**GIVEN TASK**
The listing below begins with the first line you should copy; stop after the line containing "line=dict(color=color, width=w)))", and drop every picture.
·····
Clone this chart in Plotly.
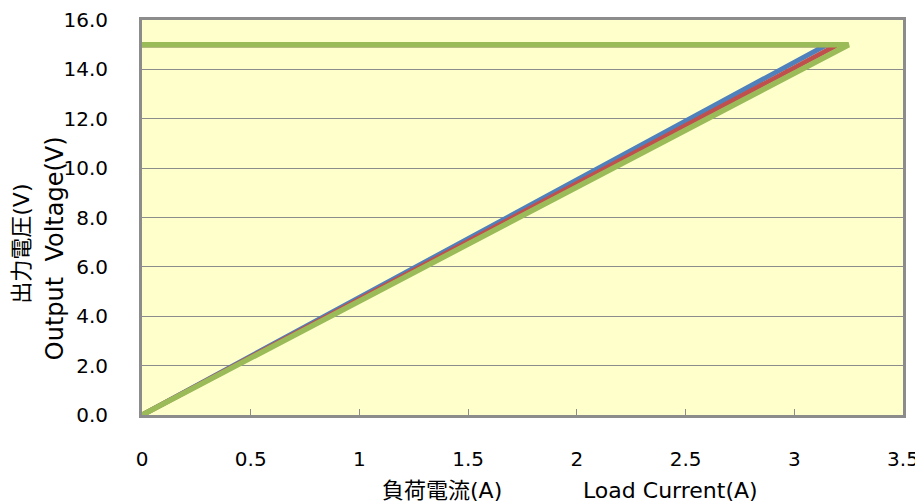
import plotly.graph_objects as go

# load current (A) and output voltage (V) for each unit: 15V plateau, then foldback to origin
series_names = ["Unit 1", "Unit 2", "Unit 3"]
series_colors = ["#4F81BD", "#C0504D", "#9BBB59"]
current_1 = [0, 3.15, 0]
current_2 = [0, 3.20, 0]
current_3 = [0, 3.25, 0]
voltage = [15.0, 15.0, 0.0]

y_ticks = [0, 2, 4, 6, 8, 10, 12, 14, 16]
y_labels = ["0.0", "2.0", "4.0", "6.0", "8.0", "10.0", "12.0", "14.0", "16.0"]
x_ticks = [0, 0.5, 1, 1.5, 2, 2.5, 3, 3.5]
x_labels = ["0", "0.5", "1", "1.5", "2", "2.5", "3", "3.5"]

font_family = "DejaVu Sans, Noto Sans CJK JP, sans-serif"

fig = go.Figure()
for name, xs, color, w in zip(series_names, [current_1, current_2, current_3], series_colors, [5, 5, 5.5]):
    fig.add_trace(go.Scatter(x=xs, y=voltage, mode="lines", name=name,
                             line=dict(color=color, width=w)))

# page body adds an 8px margin, so the figure is sized 8px smaller
fig.update_layout(
    width=915, height=496,
    margin=dict(l=134, r=20, t=12, b=89),
    paper_bgcolor="white",
    plot_bgcolor="#FFFFCC",
    showlegend=False,
    font=dict(family=font_family, size=20, color="black"),
    xaxis=dict(range=[0, 3.5], tickvals=x_ticks, ticktext=x_labels,
               showgrid=False, zeroline=False, automargin=False,
               ticklabeloverflow="allow",
               showline=True, linecolor="#8C8C8C", linewidth=3, mirror=True,
               ticks="inside", ticklen=6, tickcolor="#8C8C8C", tickwidth=1,
               ticklabelstandoff=24),
    yaxis=dict(range=[0, 16], tickvals=y_ticks, ticktext=y_labels,
               showgrid=True, gridcolor="#8C8C8C", gridwidth=1, zeroline=False,
               automargin=False, ticklabeloverflow="allow",
               showline=True, linecolor="#8C8C8C", linewidth=3, mirror=True,
               ticks="", ticklabelstandoff=27),
    annotations=[
        dict(text="出力電圧(V)", xref="paper", yref="paper", x=-0.158, y=0.433,
             xanchor="center", yanchor="middle",
             textangle=-90, showarrow=False, font=dict(size=22)),
        dict(text="Output  Voltage(V)", xref="paper", yref="paper", x=-0.114, y=0.423,
             xanchor="center", yanchor="middle",
             textangle=-90, showarrow=False, font=dict(size=24)),
        dict(text="負荷電流(A)", xref="paper", yref="paper",
             x=0.394, y=-0.191, xanchor="center", yanchor="middle",
             showarrow=False, font=dict(size=22)),
        dict(text="Load Current(A)", xref="paper", yref="paper",
             x=0.695, y=-0.191, xanchor="center", yanchor="middle",
             showarrow=False, font=dict(size=22)),
    ],
)

fig.write_html("out.html")
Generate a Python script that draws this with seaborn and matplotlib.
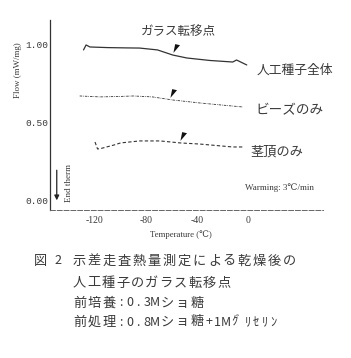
import matplotlib
matplotlib.use("Agg")
import matplotlib.pyplot as plt
import seaborn as sns
import pandas as pd
import numpy as np
from matplotlib.path import Path

# ---- data ----
temps_whole = [-129, -127, -124, -110, -95, -85, -71, -59, -48, -30, -12, -9, -1]
flow_whole = [0.968, 1.000, 0.987, 0.983, 0.981, 0.980, 0.968, 0.935, 0.916, 0.900, 0.890, 0.903, 0.871]

temps_beads = [-132, -116, -100, -90, -75, -59, -38, -20, -4]
flow_beads = [0.671, 0.665, 0.668, 0.671, 0.665, 0.645, 0.626, 0.612, 0.600]

temps_tip = [-120, -118, -115, -105, -100, -85, -69, -53, -38, -12, -4]
flow_tip = [0.374, 0.329, 0.333, 0.355, 0.368, 0.381, 0.381, 0.368, 0.361, 0.342, 0.342]

series_names = ["人工種子全体", "ビーズのみ", "茎頂のみ"]
tg_temps = [-56.5, -59, -51]
tg_flows = [0.980, 0.690, 0.410]

x_major = [-120, -80, -40, 0]
x_minor = [-140, -100, -60, -20, 20, 40]
y_ticks = [0.0, 0.5, 1.0]
y_ticklabels = ["0.00", "0.50", "1.00"]

caption_head = "図２"
caption_lines = [
    "示差走査熱量測定による乾燥後の",
    "人工種子のガラス転移点",
    "前培養:0.3Mショ糖",
    "前処理:0.8Mショ糖+1Mｸﾞﾘｾﾘﾝ",
]

sns.set_theme(style="white")
plt.rcParams['font.family'] = ['Noto Sans CJK JP', 'DejaVu Sans']

TXT = "#3a3a3a"
W, H = 351, 358
fig = plt.figure(figsize=(W/100, H/100), dpi=100)
ax = fig.add_axes([50/W, 1-210/H, (323-50)/W, (210-20)/H])

df = pd.concat([
    pd.DataFrame({"T": temps_whole, "F": flow_whole, "s": series_names[0]}),
    pd.DataFrame({"T": temps_beads, "F": flow_beads, "s": series_names[1]}),
    pd.DataFrame({"T": temps_tip, "F": flow_tip, "s": series_names[2]}),
])

styles = {series_names[0]: ("-", 0.9), series_names[1]: ((0, (3, 1.2, 0.8, 1.2)), 0.6),
          series_names[2]: ((0, (3, 2)), 0.8)}
for name in series_names:
    sub = df[df.s == name]
    ls, lw = styles[name]
    sns.lineplot(data=sub, x="T", y="F", ax=ax, color="#333333", lw=lw,
                 linestyle=ls, sort=False, estimator=None)

flag = Path([(-0.3, 1.0), (0.8, 0.75), (-0.7, -1.0), (-0.3, 1.0)],
            [Path.MOVETO, Path.LINETO, Path.LINETO, Path.CLOSEPOLY])
ax.scatter(tg_temps, tg_flows, marker=flag, s=40, color="#111111", lw=0, zorder=5)

ax.set_xlim(-155.3, 58.8)
ax.set_ylim(-0.0645, 1.161)
ax.set_xticks(x_major)
ax.set_xticks(x_minor, minor=True)
ax.set_xticklabels([str(v) for v in x_major], family="Liberation Serif", fontsize=7, color=TXT)
ax.set_yticks(y_ticks)
ax.set_yticklabels(y_ticklabels, family="Liberation Mono", fontsize=6.8, color=TXT)
ax.tick_params(axis="x", which="both", direction="in", length=4, width=0.7, color="#555555", pad=4)
ax.tick_params(axis="y", direction="in", length=0, pad=1)
ax.set_xlabel("")
ax.set_ylabel("")
for side in ["top", "right"]:
    ax.spines[side].set_visible(False)
ax.spines["left"].set_color("#333333")
ax.spines["left"].set_linewidth(0.9)
ax.spines["bottom"].set_color("#666666")
ax.spines["bottom"].set_linewidth(0.7)
ax.spines["bottom"].set_linestyle((0, (5, 2)))

# labels on plot
ax.text(-55, 1.084, "ガラス転移点", fontsize=9, ha="center", va="center", color=TXT)
ax.text(7, 0.839, series_names[0], fontsize=9.2, ha="left", va="center", color=TXT)
ax.text(5.5, 0.58, series_names[1], fontsize=9.8, ha="left", va="center", color=TXT)
ax.text(1.6, 0.31, series_names[2], fontsize=9.5, ha="left", va="center", color=TXT)
ax.text(-2.4, 0.077, "Warming: 3℃/min", fontsize=6.5, ha="left", va="center",
        family=["Liberation Serif", "DejaVu Serif"], color=TXT)

# endotherm arrow
ax.annotate("", xy=(-150, -0.02), xytext=(-150, 0.21),
            arrowprops=dict(arrowstyle="-|>", color="#222222", lw=0.9, mutation_scale=7))
ax.text(-140.5, 0.11, "End therm", rotation=90, fontsize=6.5, ha="center", va="center",
        family=["Liberation Serif", "DejaVu Serif"], color=TXT)

fig.text(18/W, 1-70/H, "Flow (mW/mg)", rotation=90, fontsize=6.5, ha="center", va="center",
         family=["Liberation Serif", "DejaVu Serif"], color=TXT)
fig.text(181/W, 1-235/H, "Temperature (℃)", fontsize=6.3, ha="center", va="center",
         family=["Liberation Serif", "DejaVu Serif"], color=TXT)


def spaced(text, x0, y, full=15.0, half=8.5, size=9.5):
    x = x0
    for ch in text:
        o = ord(ch)
        is_half = o < 0x2E80 or 0xFF61 <= o <= 0xFF9F
        step = half if is_half else full
        if ch == "ﾞ":
            fig.text((x - 2.5) / W, 1 - (y - 3) / H, ch, fontsize=size * 0.8,
                     ha="left", va="center", color=TXT)
            x += step * 0.6
            continue
        fig.text((x + step / 2) / W, 1 - y / H, ch, fontsize=size if not is_half else size * 0.95,
                 ha="center", va="center", color=TXT)
        x += step


cap_y = [261, 283, 303, 322]
spaced("図", 33, cap_y[0])
spaced("2", 54, cap_y[0])
spaced(caption_lines[0], 72, cap_y[0])
spaced(caption_lines[1], 72, cap_y[1], full=14.5)
spaced(caption_lines[2], 72, cap_y[2])
spaced(caption_lines[3], 72, cap_y[3])

fig.savefig("out.png", dpi=100)
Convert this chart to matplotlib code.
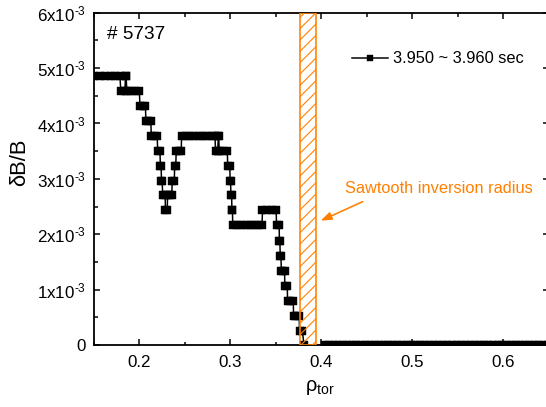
·····
**REPLY**
Clone this chart in Plotly.
import plotly.graph_objects as go

# load current (A) and output voltage (V) for each unit: 15V plateau, then foldback to origin
series_names = ["Unit 1", "Unit 2", "Unit 3"]
series_colors = ["#4F81BD", "#C0504D", "#9BBB59"]
current_1 = [0, 3.15, 0]
current_2 = [0, 3.20, 0]
current_3 = [0, 3.25, 0]
voltage = [15.0, 15.0, 0.0]

y_ticks = [0, 2, 4, 6, 8, 10, 12, 14, 16]
y_labels = ["0.0", "2.0", "4.0", "6.0", "8.0", "10.0", "12.0", "14.0", "16.0"]
x_ticks = [0, 0.5, 1, 1.5, 2, 2.5, 3, 3.5]
x_labels = ["0", "0.5", "1", "1.5", "2", "2.5", "3", "3.5"]

font_family = "DejaVu Sans, Noto Sans CJK JP, sans-serif"

fig = go.Figure()
for name, xs, color, w in zip(series_names, [current_1, current_2, current_3], series_colors, [5, 5, 5.5]):
    fig.add_trace(go.Scatter(x=xs, y=voltage, mode="lines", name=name,
                             line=dict(color=color, width=w)))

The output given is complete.